**WHAT IS ASKED:**
Select from the records below every line that has the word "this" in it.

**DATA:**
>> begin
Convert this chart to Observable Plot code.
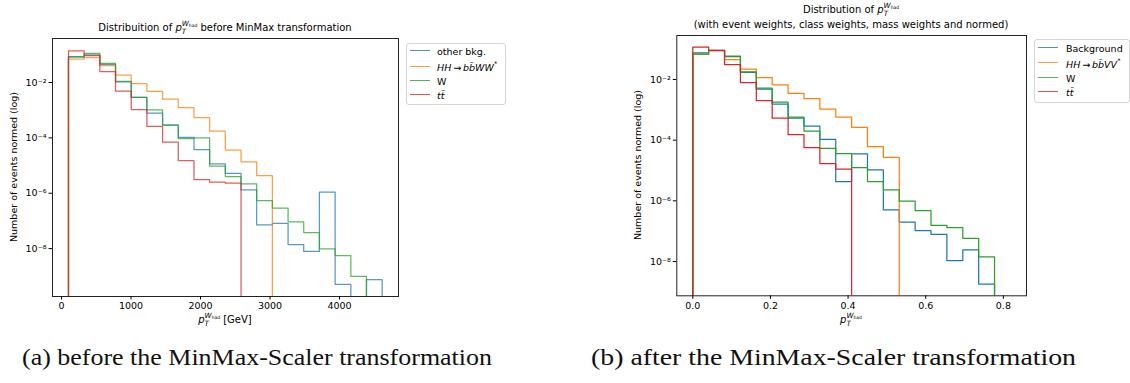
<!DOCTYPE html>
<html><head><meta charset="utf-8">
<script src="https://cdn.jsdelivr.net/npm/d3@7"></script>
<script src="https://cdn.jsdelivr.net/npm/@observablehq/plot@0.6"></script>
<style>
body{margin:0;background:#fff;}
#root{position:relative;width:1130px;height:383px;overflow:hidden;font-family:"DejaVu Sans",sans-serif;color:#000;background:#fff;}
.abs{position:absolute;white-space:nowrap;}
.ctr{transform:translate(-50%,-50%);}
.t10{font-size:10px;line-height:12px;}
.sb{font-size:0.72em;position:relative;top:0.35em;}
.sp{font-size:0.72em;position:relative;top:-0.75em;margin-left:-0.62em;}
.had{font-size:0.62em;position:relative;top:0.25em;}
.legend{position:absolute;border:1px solid #d5d5d5;border-radius:3px;background:rgba(255,255,255,0.8);}
.sw{position:absolute;height:0;border-top:1.5px solid;}
.lt{position:absolute;font-size:9.5px;line-height:11px;transform:translateY(-50%);white-space:nowrap;}
.ylab{font-size:9.5px;transform:translate(-50%,-50%) rotate(-90deg);}
.cap{font-family:"Liberation Serif",serif;font-size:24px;line-height:26px;color:#111;transform-origin:0 50%;}
</style></head>
<body><div id="root"></div>
<script>
// ---------- data ----------
const leftEdges = [100, 326, 551, 777, 1003, 1228, 1454, 1680, 1906, 2131, 2357, 2583, 2808, 3034, 3260, 3485, 3711, 3937, 4163, 4388, 4614];
const leftOtherBkg = [0.087, 0.10, 0.045, 0.0105, 0.0029, 7.9e-4, 2.9e-4, 1.04e-4, 3.8e-5, 1.15e-5, 5.2e-6, 1.33e-6, 7.2e-8, 8.1e-8, 1.4e-8, 7.9e-9, 1.1e-6, 5.1e-10, 0, 7.6e-10];
const leftHH = [0.070, 0.080, 0.041, 0.0186, 0.0091, 0.0048, 0.0025, 0.00123, 5.4e-4, 1.75e-4, 3.6e-5, 1.35e-5, 4.3e-6];
const leftW = [0.082, 0.112, 0.049, 0.011, 0.0029, 1.02e-3, 2.9e-4, 9.4e-5, 1.0e-4, 9.5e-6, 4.0e-6, 2.2e-6, 5.4e-7, 2.9e-7, 9.3e-8, 3.8e-8, 9.8e-9, 5.6e-9, 1.0e-9];
const leftTT = [0.14, 0.093, 0.0245, 0.0049, 0.00105, 2.6e-4, 7.0e-5, 1.5e-5, 3.1e-6, 2.5e-6, 2.3e-6];

const rightEdges = [0, 0.0409, 0.0818, 0.1227, 0.1636, 0.2045, 0.2455, 0.2864, 0.3273, 0.3682, 0.4091, 0.4500, 0.4909, 0.5318, 0.5727, 0.6136, 0.6545, 0.6955, 0.7364, 0.7773];
const rightBackground = [0.075, 0.090, 0.057, 0.0170, 0.0048, 0.00155, 5.3e-4, 2.9e-4, 1.06e-4, 4.3e-6, 3.5e-5, 1.05e-5, 5.0e-7, 2.0e-7, 1.05e-7, 7.9e-8, 1.08e-8, 2.4e-8, 1.8e-9];
const rightHH = [0.068, 0.089, 0.045, 0.022, 0.0116, 0.0067, 0.0035, 0.00236, 1.06e-3, 5.8e-4, 2.65e-4, 6.1e-5, 2.7e-5];
const rightW = [0.068, 0.091, 0.059, 0.0179, 0.0052, 0.0018, 5.7e-4, 2.0e-4, 5.4e-5, 3.6e-5, 1.25e-5, 4.3e-6, 2.3e-6, 9.8e-7, 4.8e-7, 1.55e-7, 1.3e-7, 5.8e-8, 1.42e-8];
const rightTT = [0.116, 0.092, 0.031, 0.0079, 0.0020, 5.3e-4, 1.52e-4, 5.7e-5, 1.7e-5, 1.1e-5];

const leftLabels = ["other bkg.", "<i>HH</i>\u2009→\u2009<i>bb̄WW</i><sup style='font-size:0.7em'>*</sup>", "W", "<i>tt̄</i>"];
const rightLabels = ["Background", "<i>HH</i>\u2009→\u2009<i>bb̄VV</i><sup style='font-size:0.7em'>*</sup>", "W", "<i>tt̄</i>"];
const colors = ["#1f77b4", "#ff7f0e", "#2ca02c", "#d62728"];
const leftXTicks = [0, 1000, 2000, 3000, 4000];
const rightXTicks = [0, 0.2, 0.4, 0.6, 0.8];
const yTicks = [1e-2, 1e-4, 1e-6, 1e-8];

// ---------- helpers ----------
const supMap = {"-": "⁻", "0": "⁰", "1": "¹", "2": "²", "3": "³", "4": "⁴", "5": "⁵", "6": "⁶", "7": "⁷", "8": "⁸", "9": "⁹"};
const fmtPow = d => "10" + String(Math.round(Math.log10(d))).split("").map(c => supMap[c]).join("");
const FLOOR = 1e-14;
function stepPoints(edges, values) {
  const pts = [{x: edges[0], y: FLOOR}];
  values.forEach((v, i) => {
    const y = v > 0 ? v : FLOOR;
    pts.push({x: edges[i], y}, {x: edges[i + 1], y});
  });
  pts.push({x: edges[values.length], y: FLOOR});
  return pts;
}
function panel(o) {
  const lines = o.series.map((vals, i) => Plot.line(stepPoints(o.edges, vals), {
    x: "x", y: "y", stroke: colors[i], strokeWidth: 1.25, strokeOpacity: o.opacity, clip: true
  }));
  const svg = Plot.plot({
    width: o.width, height: o.height,
    marginLeft: o.ml, marginRight: o.mr, marginTop: o.mt, marginBottom: o.mb,
    style: {fontFamily: "DejaVu Sans", fontSize: "9.5px", color: "#000", background: "transparent", overflow: "visible"},
    x: {domain: o.xDomain},
    y: {type: "log", domain: o.yDomain},
    marks: [
      ...lines,
      Plot.frame({stroke: "#222", strokeWidth: 1}),
      Plot.axisX(o.xTicks, {tickSize: 3.5, tickPadding: 2.5, tickFormat: o.xFmt, label: null}),
      Plot.axisY(yTicks, {tickSize: 3.5, tickPadding: 2.5, tickFormat: fmtPow, label: null})
    ]
  });
  svg.style.position = "absolute";
  svg.style.left = o.left + "px";
  svg.style.top = o.top + "px";
  return svg;
}
const root = document.getElementById("root");
function add(html, cls, x, y) {
  const d = document.createElement("div");
  d.className = "abs " + cls;
  d.style.left = x + "px"; d.style.top = y + "px";
  d.innerHTML = html;
  root.appendChild(d);
  return d;
}
const ptW = `<i>p</i><span class="sb"><i>T</i></span><span class="sp"><i>W</i><span class="had">had</span></span>`;

// ---------- panels ----------
root.appendChild(panel({
  edges: leftEdges, series: [leftOtherBkg, leftHH, leftW, leftTT], opacity: 0.75,
  left: 0, top: 0, width: 400, height: 340, ml: 52, mr: 2, mt: 38, mb: 44,
  xDomain: [-130, 4849], yDomain: [10 ** -9.73, 10 ** -0.41], xTicks: leftXTicks, xFmt: d => String(d)
}));
root.appendChild(panel({
  edges: rightEdges, series: [rightBackground, rightHH, rightW, rightTT], opacity: 1,
  left: 600, top: 0, width: 430, height: 340, ml: 76.3, mr: 4, mt: 35, mb: 44.7,
  xDomain: [-0.0412, 0.8596], yDomain: [10 ** -9.13, 10 ** -0.55], xTicks: rightXTicks, xFmt: d => d.toFixed(1)
}));

// ---------- titles & labels ----------
add(`Distribuition of ${ptW} before MinMax transformation`, "ctr t10", 225, 29);
add(`Distribution of ${ptW}`, "ctr t10", 851, 11);
add(`(with event weights, class weights, mass weights and normed)`, "ctr t10", 851, 25);
add(`${ptW} [GeV]`, "ctr t10", 225, 321);
add(`${ptW}`, "ctr t10", 851, 321);
add("Number of events normed (log)", "ylab", 13, 167);
add("Number of events normed (log)", "ylab", 637, 165);

// ---------- legends ----------
function legend(x, y, w, h, rowsY, swX, txtX, labels) {
  const b = document.createElement("div");
  b.className = "legend";
  Object.assign(b.style, {left: x + "px", top: y + "px", width: w + "px", height: h + "px"});
  root.appendChild(b);
  labels.forEach((lab, i) => {
    const s = document.createElement("div");
    s.className = "sw";
    Object.assign(s.style, {left: swX + "px", top: (rowsY[i] - 0.7) + "px", width: "20px", borderColor: colors[i], opacity: 0.8});
    root.appendChild(s);
    const t = document.createElement("div");
    t.className = "lt";
    Object.assign(t.style, {left: txtX + "px", top: rowsY[i] + "px"});
    t.innerHTML = lab;
    root.appendChild(t);
  });
}
legend(406, 43, 98, 60, [51, 66.3, 80.5, 95], 409.5, 437, leftLabels);
legend(1034, 39, 94, 62, [47.7, 62.5, 77.5, 92], 1038, 1066, rightLabels);

// ---------- captions ----------
function caption(text, x, w) {
  const d = add(text, "cap", x, 344);
  const r = d.getBoundingClientRect();
  d.style.transform = `scaleX(${w / r.width})`;
}
caption("(a) before the MinMax-Scaler transformation", 22, 470);
caption("(b) after the MinMax-Scaler transformation", 591, 485);
</script>
</body></html>
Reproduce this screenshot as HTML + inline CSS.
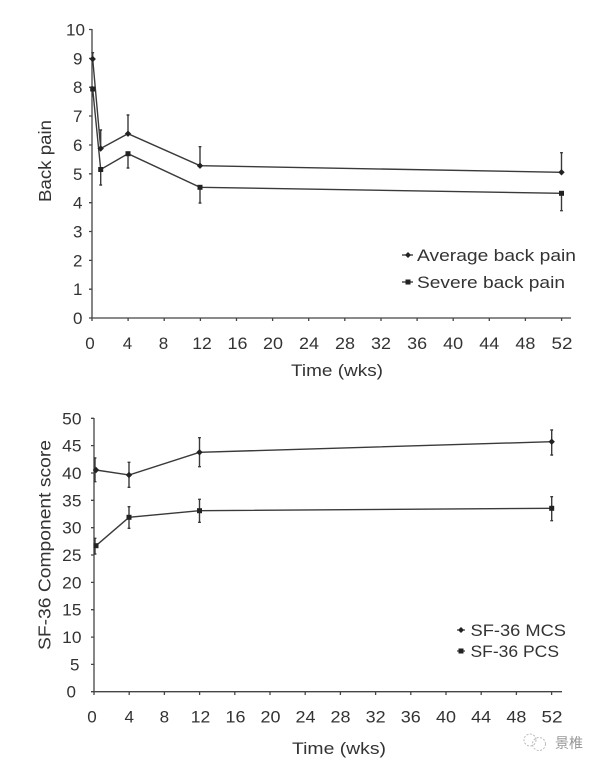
<!DOCTYPE html>
<html><head><meta charset="utf-8"><style>
html,body{margin:0;padding:0;background:#fff;}
svg{display:block;}
text{font-family:"Liberation Sans","Noto Sans CJK SC",sans-serif;fill:#333;}
</style></head><body>
<svg width="603" height="769" viewBox="0 0 603 769" xmlns="http://www.w3.org/2000/svg">
<rect width="603" height="769" fill="#fff"/>
<!-- TOP CHART -->
<g stroke="#444" stroke-width="1.3" fill="none">
<line x1="92" y1="29" x2="92" y2="318"/>
<line x1="92" y1="318" x2="571" y2="318"/>
<path d="M89 29.5H92M89 58.4H92M89 87.2H92M89 116H92M89 145H92M89 173.8H92M89 202.7H92M89 231.5H92M89 260.4H92M89 289.2H92M89 318H92"/>
<path d="M92 318V321M128.1 318V321M164.2 318V321M200.4 318V321M236.5 318V321M272.6 318V321M308.7 318V321M344.8 318V321M381 318V321M417.1 318V321M453.2 318V321M489.3 318V321M525.4 318V321M561.6 318V321"/>
</g>
<g font-size="17" text-anchor="end">
<text x="85" y="35.5" textLength="19" lengthAdjust="spacingAndGlyphs">10</text>
<text x="82.5" y="64.4">9</text>
<text x="82.5" y="93.2">8</text>
<text x="82.5" y="122">7</text>
<text x="82.5" y="151">6</text>
<text x="82.5" y="179.8">5</text>
<text x="82.5" y="208.7">4</text>
<text x="82.5" y="237.5">3</text>
<text x="82.5" y="266.4">2</text>
<text x="82.5" y="295.2">1</text>
<text x="82.5" y="324">0</text>
</g>
<g font-size="17" text-anchor="middle">
<text x="90" y="349">0</text>
<text x="127.5" y="349">4</text>
<text x="163.5" y="349">8</text>
<text x="202" y="349" textLength="19.5" lengthAdjust="spacingAndGlyphs">12</text>
<text x="237.5" y="349" textLength="20" lengthAdjust="spacingAndGlyphs">16</text>
<text x="273" y="349" textLength="20" lengthAdjust="spacingAndGlyphs">20</text>
<text x="309" y="349" textLength="20" lengthAdjust="spacingAndGlyphs">24</text>
<text x="345" y="349" textLength="20" lengthAdjust="spacingAndGlyphs">28</text>
<text x="381" y="349" textLength="20" lengthAdjust="spacingAndGlyphs">32</text>
<text x="417.1" y="349" textLength="20" lengthAdjust="spacingAndGlyphs">36</text>
<text x="453.2" y="349" textLength="20" lengthAdjust="spacingAndGlyphs">40</text>
<text x="489.3" y="349" textLength="20" lengthAdjust="spacingAndGlyphs">44</text>
<text x="525.4" y="349" textLength="20" lengthAdjust="spacingAndGlyphs">48</text>
<text x="562" y="349" textLength="21" lengthAdjust="spacingAndGlyphs">52</text>
</g>
<text x="291" y="376" font-size="17" textLength="92" lengthAdjust="spacingAndGlyphs">Time (wks)</text>
<text transform="translate(51,202) rotate(-90)" font-size="17.5" textLength="82" lengthAdjust="spacingAndGlyphs">Back pain</text>
<g stroke="#3a3a3a" stroke-width="1.4" fill="none">
<polyline points="92.7,59 100.7,148.5 128,133.7 200,165.7 561.5,172.3"/>
<polyline points="92.7,89 100.7,169.5 128,153.7 200,187.3 561.5,193.3"/>
<path d="M92.7 59V52.7M91.3 52.7H94.1M100.7 148.5V130M99.3 130H102.1M128 133.7V115M126.6 115H129.4M200 165.7V146.7M198.6 146.7H201.4M561.5 172.3V152.7M560.1 152.7H562.9"/>
<path d="M92.2 86V96.7M100.7 169.5V185M99.3 185H102.1M128 153.7V168M126.6 168H129.4M200 187.3V203M198.6 203H201.4M561.5 193.3V210.7M560.1 210.7H562.9"/>
</g>
<g fill="#222">
<path d="M92.7 55.8L95.9 59L92.7 62.2L89.5 59Z"/>
<path d="M100.7 145.3L103.9 148.5L100.7 151.7L97.5 148.5Z"/>
<path d="M128 130.5L131.2 133.7L128 136.9L124.8 133.7Z"/>
<path d="M200 162.5L203.2 165.7L200 168.9L196.8 165.7Z"/>
<path d="M561.5 169.1L564.7 172.3L561.5 175.5L558.3 172.3Z"/>
<rect x="90.2" y="86.5" width="5" height="5"/>
<rect x="98.2" y="167" width="5" height="5"/>
<rect x="125.5" y="151.2" width="5" height="5"/>
<rect x="197.5" y="184.8" width="5" height="5"/>
<rect x="559" y="190.8" width="5" height="5"/>
</g>
<g stroke="#333" stroke-width="1.3"><line x1="402" y1="255" x2="413" y2="255"/><line x1="402" y1="282" x2="413" y2="282"/></g>
<path d="M408 252L411 255L408 258L405 255Z" fill="#222"/>
<rect x="405.5" y="279.5" width="5" height="5" fill="#222"/>
<text x="417" y="261" font-size="17" textLength="159" lengthAdjust="spacingAndGlyphs">Average back pain</text>
<text x="417" y="288" font-size="17" textLength="148" lengthAdjust="spacingAndGlyphs">Severe back pain</text>

<!-- BOTTOM CHART -->
<g stroke="#444" stroke-width="1.3" fill="none">
<line x1="94" y1="418" x2="94" y2="692"/>
<line x1="94" y1="691.7" x2="562" y2="691.7"/>
<path d="M91 418.3H94M91 445.6H94M91 473H94M91 500.3H94M91 527.7H94M91 555H94M91 582.4H94M91 609.7H94M91 637.1H94M91 664.4H94M91 691.7H94"/>
<path d="M94 691.7V695M129.2 691.7V695M164.4 691.7V695M199.6 691.7V695M234.8 691.7V695M270 691.7V695M305.2 691.7V695M340.4 691.7V695M375.6 691.7V695M410.8 691.7V695M446 691.7V695M481.2 691.7V695M516.4 691.7V695M551.6 691.7V695"/>
</g>
<g font-size="17" text-anchor="end">
<text x="81.5" y="424.3" textLength="19.3" lengthAdjust="spacingAndGlyphs">50</text>
<text x="81.5" y="451.6" textLength="19.3" lengthAdjust="spacingAndGlyphs">45</text>
<text x="81.5" y="479" textLength="19.3" lengthAdjust="spacingAndGlyphs">40</text>
<text x="81.5" y="506.3" textLength="19.3" lengthAdjust="spacingAndGlyphs">35</text>
<text x="81.5" y="533.7" textLength="19.3" lengthAdjust="spacingAndGlyphs">30</text>
<text x="81.5" y="561" textLength="19.3" lengthAdjust="spacingAndGlyphs">25</text>
<text x="81.5" y="588.4" textLength="19.3" lengthAdjust="spacingAndGlyphs">20</text>
<text x="81.5" y="615.7" textLength="19.3" lengthAdjust="spacingAndGlyphs">15</text>
<text x="81.5" y="643.1" textLength="19.3" lengthAdjust="spacingAndGlyphs">10</text>
<text x="79.5" y="670.4">5</text>
<text x="76" y="697.7">0</text>
</g>
<g font-size="17" text-anchor="middle">
<text x="92" y="722.7">0</text>
<text x="129.2" y="722.7">4</text>
<text x="164.4" y="722.7">8</text>
<text x="200.5" y="722.7" textLength="19.5" lengthAdjust="spacingAndGlyphs">12</text>
<text x="235.5" y="722.7" textLength="20" lengthAdjust="spacingAndGlyphs">16</text>
<text x="270.5" y="722.7" textLength="20" lengthAdjust="spacingAndGlyphs">20</text>
<text x="305.5" y="722.7" textLength="20" lengthAdjust="spacingAndGlyphs">24</text>
<text x="340.5" y="722.7" textLength="20" lengthAdjust="spacingAndGlyphs">28</text>
<text x="375.6" y="722.7" textLength="20" lengthAdjust="spacingAndGlyphs">32</text>
<text x="410.8" y="722.7" textLength="20" lengthAdjust="spacingAndGlyphs">36</text>
<text x="446" y="722.7" textLength="20" lengthAdjust="spacingAndGlyphs">40</text>
<text x="481.2" y="722.7" textLength="20" lengthAdjust="spacingAndGlyphs">44</text>
<text x="516.4" y="722.7" textLength="20" lengthAdjust="spacingAndGlyphs">48</text>
<text x="552" y="722.7" textLength="21" lengthAdjust="spacingAndGlyphs">52</text>
</g>
<text x="292" y="754" font-size="17" textLength="94" lengthAdjust="spacingAndGlyphs">Time (wks)</text>
<text transform="translate(50.5,650) rotate(-90)" font-size="17.5" textLength="210" lengthAdjust="spacingAndGlyphs">SF-36 Component score</text>
<g stroke="#3a3a3a" stroke-width="1.4" fill="none">
<polyline points="96,470 129,475 199.5,452.3 551.7,441.7"/>
<polyline points="96,545.7 129,517.3 199.5,510.7 551.7,508.3"/>
<path d="M95 458V481.7M93.6 458H96.4M93.6 481.7H96.4M129 462.3V487.3M127.6 462.3H130.4M127.6 487.3H130.4M199.5 437.7V466.7M198.1 437.7H200.9M198.1 466.7H200.9M551.7 430V455M550.3 430H553.1M550.3 455H553.1"/>
<path d="M95 538.3V554M93.6 538.3H96.4M93.6 554H96.4M129 506.7V528.3M127.6 506.7H130.4M127.6 528.3H130.4M199.5 499.3V522.3M198.1 499.3H200.9M198.1 522.3H200.9M551.7 496.7V520.7M550.3 496.7H553.1M550.3 520.7H553.1"/>
</g>
<g fill="#222">
<path d="M96 466.8L99.2 470L96 473.2L92.8 470Z"/>
<path d="M129 471.8L132.2 475L129 478.2L125.8 475Z"/>
<path d="M199.5 449.1L202.7 452.3L199.5 455.5L196.3 452.3Z"/>
<path d="M551.7 438.5L554.9 441.7L551.7 444.9L548.5 441.7Z"/>
<rect x="93.5" y="543.2" width="5" height="5"/>
<rect x="126.5" y="514.8" width="5" height="5"/>
<rect x="197" y="508.2" width="5" height="5"/>
<rect x="549.2" y="505.8" width="5" height="5"/>
</g>
<g stroke="#333" stroke-width="1.2"><line x1="457" y1="630" x2="465" y2="630"/><line x1="457" y1="651" x2="465" y2="651"/></g>
<path d="M461 627L464 630L461 633L458 630Z" fill="#222"/>
<rect x="458.5" y="648.5" width="5" height="5" fill="#222"/>
<text x="470.5" y="636" font-size="17" textLength="95.5" lengthAdjust="spacingAndGlyphs">SF-36 MCS</text>
<text x="470.5" y="657" font-size="17" textLength="88.5" lengthAdjust="spacingAndGlyphs">SF-36 PCS</text>
<g fill="none" stroke="#bbb" stroke-width="1" stroke-dasharray="2 1.5">
<circle cx="530" cy="740" r="6"/>
<circle cx="539" cy="744" r="6.5"/>
</g>
<text x="555" y="748" font-size="14" style="fill:#999">景椎</text>
</svg>
</body></html>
>> end
**SOLVED PROBLEM:**
Convert this chart to Observable Plot code.
Reproduce this screenshot as HTML + inline CSS.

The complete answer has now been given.